• STATED TASK
Leave the pictures out and quote every line from the start of the listing to the line with "the public key.</text>", inclusive.

#### DATASET EXCERPT

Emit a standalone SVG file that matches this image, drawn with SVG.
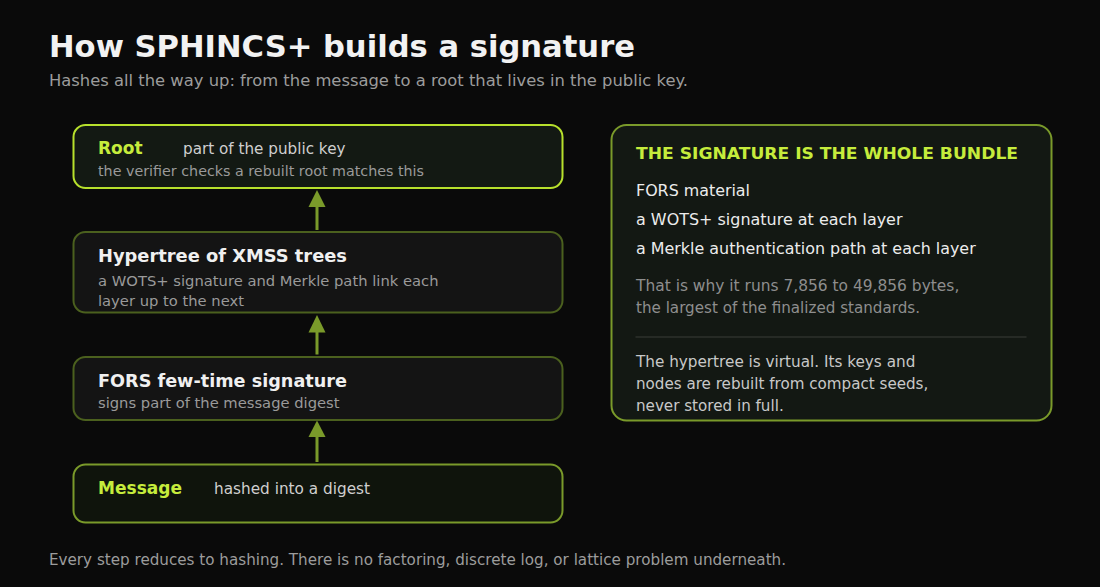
<svg xmlns="http://www.w3.org/2000/svg" width="1100" height="587" viewBox="0 0 1100 587">
<defs>
<style>
text{font-family:"DejaVu Sans","Liberation Sans",sans-serif}
.title{font-size:30px;font-weight:bold;fill:#f2f2f2}
.sub{font-size:15px;fill:#9c9c9c}
.nt{font-size:17.5px;font-weight:bold;fill:#f0f0f0}
.nl{font-size:17px;font-weight:bold;fill:#c6ec3c}
.tag{font-size:15.2px;fill:#cfcfcf}
.nd{font-size:14.2px;fill:#9a9a9a}
.item{font-size:16px;fill:#ececec}
.ph{font-size:16.5px;font-weight:bold;fill:#c6ec3c}
.pg{font-size:15.3px;fill:#8e8e8e}
.pn{font-size:15px;fill:#c8c8c8}
.arrow{stroke:#7a9a2a;stroke-width:3;fill:none}
.head{fill:#7a9a2a}
</style>
</defs>
<rect width="1100" height="587" fill="#0a0a0a"/>
<text class="title" x="49" y="57" textLength="586" lengthAdjust="spacingAndGlyphs">How SPHINCS+ builds a signature</text>
<text class="sub" x="49" y="86" textLength="639" lengthAdjust="spacingAndGlyphs">Hashes all the way up: from the message to a root that lives in the public key.</text>

<g id="connectors">
<line class="arrow" x1="317" y1="230" x2="317" y2="204"/>
<polygon class="head" points="317,190 308.5,207 325.5,207"/>
<line class="arrow" x1="317" y1="354.5" x2="317" y2="329"/>
<polygon class="head" points="317,315 308.5,332.5 325.5,332.5"/>
<line class="arrow" x1="317" y1="462" x2="317" y2="434"/>
<polygon class="head" points="317,420.5 308.5,437 325.5,437"/>
</g>

<g id="root">
<rect x="73.5" y="125" width="489" height="63" rx="12" fill="#131913" stroke="#b7e02c" stroke-width="2"/>
<text class="nl" x="98" y="154">Root</text>
<text class="tag" x="183" y="154" textLength="162.5" lengthAdjust="spacingAndGlyphs">part of the public key</text>
<text class="nd" x="98" y="176" textLength="326" lengthAdjust="spacingAndGlyphs">the verifier checks a rebuilt root matches this</text>
</g>

<g id="hypertree">
<rect x="73.5" y="232" width="489" height="80.5" rx="12" fill="#141414" stroke="#4b601e" stroke-width="2"/>
<text class="nt" x="98" y="262" textLength="249" lengthAdjust="spacingAndGlyphs">Hypertree of XMSS trees</text>
<text class="nd" x="98" y="286" textLength="340.5" lengthAdjust="spacingAndGlyphs">a WOTS+ signature and Merkle path link each</text>
<text class="nd" x="98" y="306" textLength="146" lengthAdjust="spacingAndGlyphs">layer up to the next</text>
</g>

<g id="fors">
<rect x="73.5" y="357" width="489" height="63" rx="12" fill="#141414" stroke="#4b601e" stroke-width="2"/>
<text class="nt" x="98" y="386.5" textLength="249" lengthAdjust="spacingAndGlyphs">FORS few-time signature</text>
<text class="nd" x="98" y="408.3" textLength="241.5" lengthAdjust="spacingAndGlyphs">signs part of the message digest</text>
</g>

<g id="message">
<rect x="73.5" y="464.5" width="489" height="58" rx="12" fill="#0f140c" stroke="#7a9a2a" stroke-width="2"/>
<text class="nl" x="98" y="494" textLength="84" lengthAdjust="spacingAndGlyphs">Message</text>
<text class="tag" x="214" y="494" textLength="156" lengthAdjust="spacingAndGlyphs">hashed into a digest</text>
</g>

<g id="bundle">
<rect x="611.5" y="125" width="440" height="295.5" rx="15" fill="#131813" stroke="#7a9a2a" stroke-width="2"/>
<text class="ph" x="636" y="159" textLength="382" lengthAdjust="spacingAndGlyphs">THE SIGNATURE IS THE WHOLE BUNDLE</text>
<text class="item" x="636" y="196" textLength="114" lengthAdjust="spacingAndGlyphs">FORS material</text>
<text class="item" x="636" y="225" textLength="266.5" lengthAdjust="spacingAndGlyphs">a WOTS+ signature at each layer</text>
<text class="item" x="636" y="254.3" textLength="339.7" lengthAdjust="spacingAndGlyphs">a Merkle authentication path at each layer</text>
<text class="pg" x="636" y="291" textLength="323.3" lengthAdjust="spacingAndGlyphs">That is why it runs 7,856 to 49,856 bytes,</text>
<text class="pg" x="636" y="313.3" textLength="284" lengthAdjust="spacingAndGlyphs">the largest of the finalized standards.</text>
<line x1="635.5" y1="337" x2="1026.5" y2="337" stroke="#3a3d38" stroke-width="1.2"/>
<text class="pn" x="636" y="367.3" textLength="279.3" lengthAdjust="spacingAndGlyphs">The hypertree is virtual. Its keys and</text>
<text class="pn" x="636" y="389" textLength="292.3" lengthAdjust="spacingAndGlyphs">nodes are rebuilt from compact seeds,</text>
<text class="pn" x="636" y="411" textLength="147.7" lengthAdjust="spacingAndGlyphs">never stored in full.</text>
</g>

<text class="sub" x="49" y="565" textLength="737" lengthAdjust="spacingAndGlyphs">Every step reduces to hashing. There is no factoring, discrete log, or lattice problem underneath.</text>
</svg>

########

• FINISHED EXERCISE
Emit a standalone SVG file that matches this image, drawn with SVG.
<svg xmlns="http://www.w3.org/2000/svg" width="1100" height="587" viewBox="0 0 1100 587">
<defs>
<style>
text{font-family:"DejaVu Sans","Liberation Sans",sans-serif}
.title{font-size:30px;font-weight:bold;fill:#f2f2f2}
.sub{font-size:15px;fill:#9c9c9c}
.nt{font-size:17.5px;font-weight:bold;fill:#f0f0f0}
.nl{font-size:17px;font-weight:bold;fill:#c6ec3c}
.tag{font-size:15.2px;fill:#cfcfcf}
.nd{font-size:14.2px;fill:#9a9a9a}
.item{font-size:16px;fill:#ececec}
.ph{font-size:16.5px;font-weight:bold;fill:#c6ec3c}
.pg{font-size:15.3px;fill:#8e8e8e}
.pn{font-size:15px;fill:#c8c8c8}
.arrow{stroke:#7a9a2a;stroke-width:3;fill:none}
.head{fill:#7a9a2a}
</style>
</defs>
<rect width="1100" height="587" fill="#0a0a0a"/>
<text class="title" x="49" y="57" textLength="586" lengthAdjust="spacingAndGlyphs">How SPHINCS+ builds a signature</text>
<text class="sub" x="49" y="86" textLength="639" lengthAdjust="spacingAndGlyphs">Hashes all the way up: from the message to a root that lives in the public key.</text>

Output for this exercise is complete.